Les trois coups frappés sur le parapet à une heure convenue étaient le signal du succès de la négociation engagée entre M. de Louvois et les magistrats de Strasbourg [1].

Trois semaines après, le 23 octobre 1681, Louis XIV entrait triomphalement dans la vieille cité impériale, réunie désormais à la France. L’ancienne bannière de Strasbourg semblait annoncer cette union. Elle représente la Vierge avec l’enfant Jésus, tenant à la main une fleur de lis.

Comment, après deux siècles, cette heureuse alliance a-t-elle été rompue ? Hélas ! nul de nous ne peut l’oublier.

Un Alsacien, que la guerre a exilé de son foyer, a fait un tableau idyllique de la blanche maison qu’il occupait avec sa femme et ses enfants, en été, à la campagne, près de Strasbourg, et au mois d’août 1870 il écrit :

« Deux mois se sont passés. La soirée du 24 août est sombre, le temps humide et le ciel couvert de nuages. La maison blanche est toujours là, encadrée de verdure, mais comme la scène a changé !

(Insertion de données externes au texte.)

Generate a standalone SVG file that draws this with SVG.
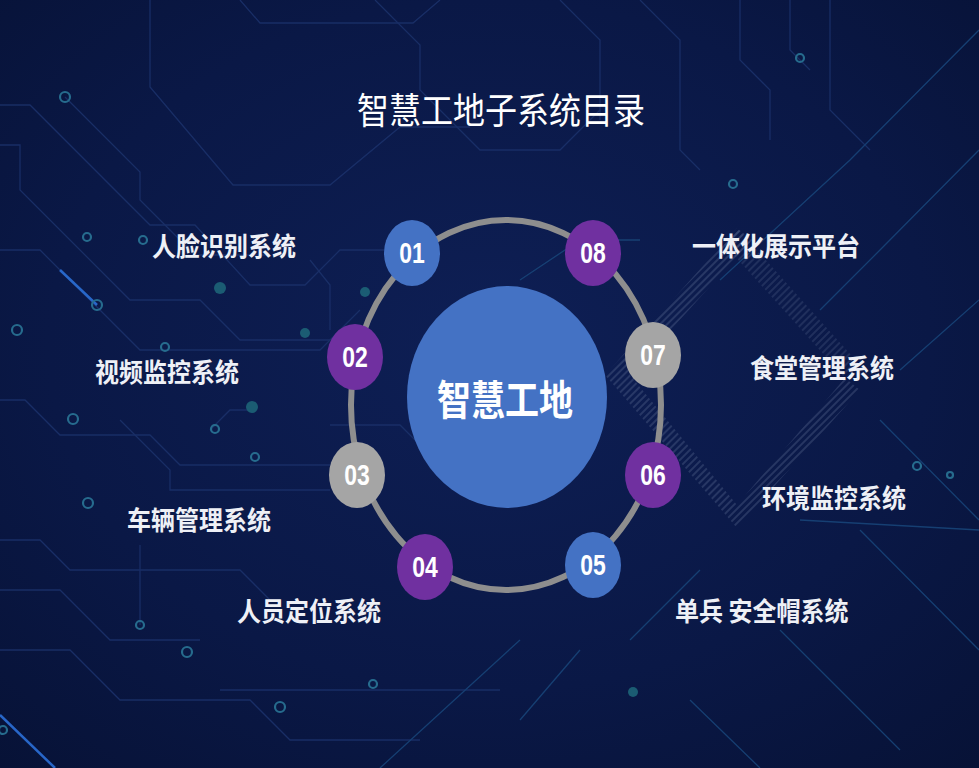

« Dans la cour est établie une cantine où sont attablés des soldats allemands coiffés du casque à pointe de cuivre. Des factionnaires veillent aux portes armés du lourd fusil à aiguille. Sur la terrasse sont réunis plusieurs officiers prussiens. Ils boivent de la bière et fument des cigares. Leurs regards sont tournés vers la cathédrale de Strasbourg, dont la flèche dentelée se détache en noir sur le ciel gris. On dirait qu’ils sont dans l’attente d’un spectacle. Ils regardent l’heure à leur montre et s’impatientent.

  1. Coste, Réunion de Strasbourg à la France, p. 18.